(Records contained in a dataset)
=======
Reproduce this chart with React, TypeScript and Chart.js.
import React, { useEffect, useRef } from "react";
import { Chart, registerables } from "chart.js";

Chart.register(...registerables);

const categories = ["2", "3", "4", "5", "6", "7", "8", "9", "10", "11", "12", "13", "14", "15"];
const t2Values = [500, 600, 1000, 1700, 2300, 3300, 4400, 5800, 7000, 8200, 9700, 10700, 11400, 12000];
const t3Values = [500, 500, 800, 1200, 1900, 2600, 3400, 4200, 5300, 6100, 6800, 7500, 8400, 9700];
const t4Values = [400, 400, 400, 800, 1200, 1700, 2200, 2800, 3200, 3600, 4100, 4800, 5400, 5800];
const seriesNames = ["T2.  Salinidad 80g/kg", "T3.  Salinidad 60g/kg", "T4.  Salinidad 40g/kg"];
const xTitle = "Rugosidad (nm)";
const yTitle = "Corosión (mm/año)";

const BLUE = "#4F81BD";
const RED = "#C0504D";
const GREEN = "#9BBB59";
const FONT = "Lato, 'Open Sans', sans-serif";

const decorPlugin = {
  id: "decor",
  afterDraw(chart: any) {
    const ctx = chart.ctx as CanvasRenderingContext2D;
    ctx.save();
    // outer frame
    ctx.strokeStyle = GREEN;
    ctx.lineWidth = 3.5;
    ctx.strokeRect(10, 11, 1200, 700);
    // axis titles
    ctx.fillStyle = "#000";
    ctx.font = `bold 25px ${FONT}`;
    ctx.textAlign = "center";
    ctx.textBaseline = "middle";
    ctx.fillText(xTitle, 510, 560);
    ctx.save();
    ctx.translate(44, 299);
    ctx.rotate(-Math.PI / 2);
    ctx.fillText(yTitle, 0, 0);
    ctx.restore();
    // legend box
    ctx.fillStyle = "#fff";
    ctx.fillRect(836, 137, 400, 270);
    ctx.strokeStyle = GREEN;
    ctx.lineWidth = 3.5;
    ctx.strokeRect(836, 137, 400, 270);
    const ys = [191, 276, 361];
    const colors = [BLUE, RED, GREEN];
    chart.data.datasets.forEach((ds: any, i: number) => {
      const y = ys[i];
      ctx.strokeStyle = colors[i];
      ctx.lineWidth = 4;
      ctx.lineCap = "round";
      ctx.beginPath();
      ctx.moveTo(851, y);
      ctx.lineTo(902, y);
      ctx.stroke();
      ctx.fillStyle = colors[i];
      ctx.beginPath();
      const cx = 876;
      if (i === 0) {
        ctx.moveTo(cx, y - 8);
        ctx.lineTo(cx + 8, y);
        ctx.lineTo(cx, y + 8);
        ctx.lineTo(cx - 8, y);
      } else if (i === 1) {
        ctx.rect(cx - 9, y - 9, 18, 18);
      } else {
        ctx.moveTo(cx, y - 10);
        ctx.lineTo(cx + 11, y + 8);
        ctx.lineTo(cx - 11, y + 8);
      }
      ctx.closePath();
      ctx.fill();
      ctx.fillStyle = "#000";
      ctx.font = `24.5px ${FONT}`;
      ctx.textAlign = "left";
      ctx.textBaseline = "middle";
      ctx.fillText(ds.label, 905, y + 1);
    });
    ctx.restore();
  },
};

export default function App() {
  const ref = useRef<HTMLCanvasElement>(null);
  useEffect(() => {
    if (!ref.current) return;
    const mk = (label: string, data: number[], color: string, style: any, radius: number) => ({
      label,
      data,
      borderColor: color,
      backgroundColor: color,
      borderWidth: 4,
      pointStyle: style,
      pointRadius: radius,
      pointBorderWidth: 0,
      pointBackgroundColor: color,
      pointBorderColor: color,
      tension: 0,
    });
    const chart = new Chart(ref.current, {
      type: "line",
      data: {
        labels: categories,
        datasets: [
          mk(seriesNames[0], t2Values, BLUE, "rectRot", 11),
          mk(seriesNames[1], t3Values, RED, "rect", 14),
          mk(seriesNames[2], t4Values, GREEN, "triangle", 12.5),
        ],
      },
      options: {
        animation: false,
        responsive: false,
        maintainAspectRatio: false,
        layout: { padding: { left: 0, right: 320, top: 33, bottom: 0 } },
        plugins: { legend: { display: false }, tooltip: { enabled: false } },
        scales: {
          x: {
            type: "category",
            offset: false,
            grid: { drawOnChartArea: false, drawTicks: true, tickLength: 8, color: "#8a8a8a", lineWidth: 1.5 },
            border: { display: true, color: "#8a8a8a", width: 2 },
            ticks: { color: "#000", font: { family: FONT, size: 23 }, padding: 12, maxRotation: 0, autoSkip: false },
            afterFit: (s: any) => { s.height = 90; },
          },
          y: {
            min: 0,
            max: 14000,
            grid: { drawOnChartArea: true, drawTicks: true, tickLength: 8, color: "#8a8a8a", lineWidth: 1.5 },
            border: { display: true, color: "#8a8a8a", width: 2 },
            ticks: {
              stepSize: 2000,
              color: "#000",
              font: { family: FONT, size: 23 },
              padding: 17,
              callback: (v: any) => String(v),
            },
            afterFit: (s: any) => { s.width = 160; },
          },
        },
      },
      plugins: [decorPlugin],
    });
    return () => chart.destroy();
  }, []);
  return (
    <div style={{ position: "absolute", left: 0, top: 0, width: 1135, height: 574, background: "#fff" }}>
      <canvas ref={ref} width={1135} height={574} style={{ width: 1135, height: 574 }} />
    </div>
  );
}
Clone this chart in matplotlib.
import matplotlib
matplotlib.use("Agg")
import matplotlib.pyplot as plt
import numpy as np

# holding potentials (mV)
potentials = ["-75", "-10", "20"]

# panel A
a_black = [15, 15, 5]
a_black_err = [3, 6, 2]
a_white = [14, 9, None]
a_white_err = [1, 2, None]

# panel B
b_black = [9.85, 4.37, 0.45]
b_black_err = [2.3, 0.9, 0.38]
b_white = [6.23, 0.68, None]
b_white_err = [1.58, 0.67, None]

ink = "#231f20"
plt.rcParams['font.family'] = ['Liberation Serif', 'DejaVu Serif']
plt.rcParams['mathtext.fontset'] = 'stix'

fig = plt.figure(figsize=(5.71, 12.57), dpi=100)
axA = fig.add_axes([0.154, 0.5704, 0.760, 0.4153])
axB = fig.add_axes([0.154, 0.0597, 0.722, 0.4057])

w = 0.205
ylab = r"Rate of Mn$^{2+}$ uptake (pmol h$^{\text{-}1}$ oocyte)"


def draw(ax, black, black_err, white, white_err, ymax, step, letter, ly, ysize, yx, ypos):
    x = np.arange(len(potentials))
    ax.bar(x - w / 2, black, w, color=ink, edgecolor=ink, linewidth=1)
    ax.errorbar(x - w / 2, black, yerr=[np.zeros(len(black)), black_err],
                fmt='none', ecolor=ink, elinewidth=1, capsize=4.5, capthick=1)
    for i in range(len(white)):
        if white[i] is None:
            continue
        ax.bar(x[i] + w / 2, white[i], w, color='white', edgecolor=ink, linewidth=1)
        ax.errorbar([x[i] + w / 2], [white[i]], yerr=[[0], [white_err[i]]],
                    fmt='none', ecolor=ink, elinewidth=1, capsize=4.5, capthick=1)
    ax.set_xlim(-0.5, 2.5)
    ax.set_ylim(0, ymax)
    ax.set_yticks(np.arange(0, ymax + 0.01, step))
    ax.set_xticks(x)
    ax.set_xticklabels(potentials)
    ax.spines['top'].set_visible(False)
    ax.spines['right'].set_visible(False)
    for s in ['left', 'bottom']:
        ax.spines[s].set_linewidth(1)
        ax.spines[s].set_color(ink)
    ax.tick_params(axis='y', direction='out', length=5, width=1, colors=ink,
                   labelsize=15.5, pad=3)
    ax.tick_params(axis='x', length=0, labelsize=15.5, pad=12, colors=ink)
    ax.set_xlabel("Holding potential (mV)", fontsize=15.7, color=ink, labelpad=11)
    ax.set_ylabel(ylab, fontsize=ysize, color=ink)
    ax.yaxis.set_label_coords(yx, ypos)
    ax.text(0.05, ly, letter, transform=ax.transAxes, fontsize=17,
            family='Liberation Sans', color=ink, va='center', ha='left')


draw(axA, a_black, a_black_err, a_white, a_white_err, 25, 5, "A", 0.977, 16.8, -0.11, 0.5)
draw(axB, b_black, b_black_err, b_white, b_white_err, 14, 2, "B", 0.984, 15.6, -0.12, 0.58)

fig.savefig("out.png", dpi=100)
=======
**Required work**
Search the records for the word "React". Copy every line that has it.

**Written reply**
Reproduce this chart with React, TypeScript and Chart.js.
import React, { useEffect, useRef } from "react";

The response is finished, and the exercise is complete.